The Kingsland Wildflowers Festival invites local residents to explore 24,000 square feet of green roofs, experience art in many forms, and engage with community organizations tabling and hosting family-friendly, all-age activities throughout the space. The festival provides a rare opportunity for NYC residents to learn about local environmental initiatives while moving through green infrastructure dedicated to native ecology - all alongside rotating food and beverage partners and organizational collaborators who help bring this beloved annual gathering to life.
Now in its landmark tenth year, the festival brings together live music, dance, immersive art installations, film, and community activations across multiple rooftop stages and indoor spaces, weaving together the natural world and the creative one in Noo Arts' signature multidisciplinary spirit.
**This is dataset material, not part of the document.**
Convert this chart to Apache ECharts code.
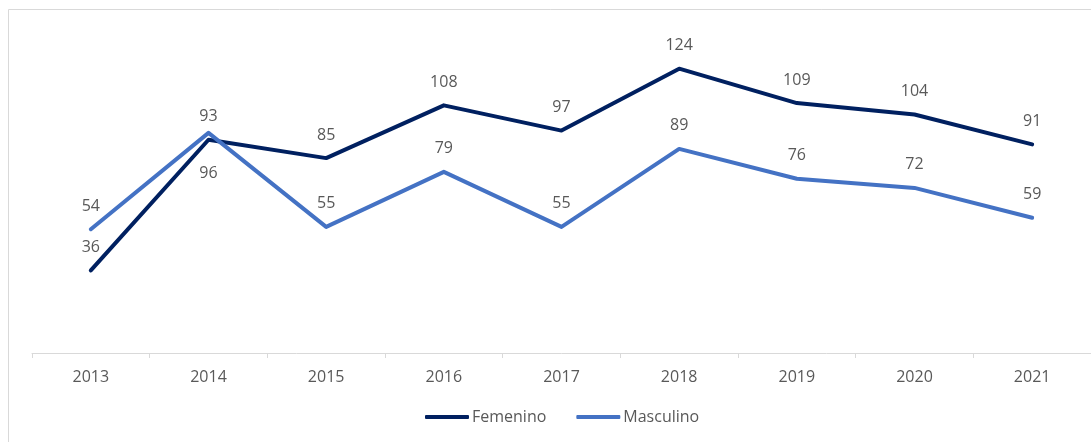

Brooklyn-based multi-instrumentalist, singer-songwriter, and composer Brittany Harris will deliver multiple rooftop performances throughout the afternoon. A classically trained cellist with a genre-defying range - from hip-hop orchestras to film scoring - Harris brings an electrifying, soulful energy to the wildflower meadows, performing with the Manhattan skyline and Newtown Creek as her backdrop. DANCE by ISTNY will animate the rooftop with a live performance and host a free community dance workshop open to participants of all experience levels. The workshop reflects the festival's commitment to hands-on, participatory programming that connects people to art through the body and the landscape alike. Visitors will encounter a curated selection of immersive activations inside Last Frontier NYC, bringing the festival's ecological and artistic themes indoors. Guesthouse Gallery will host a film program featuring works that resonate with the spirit of the festival - an intimate cinema experience nestled within the larger celebration.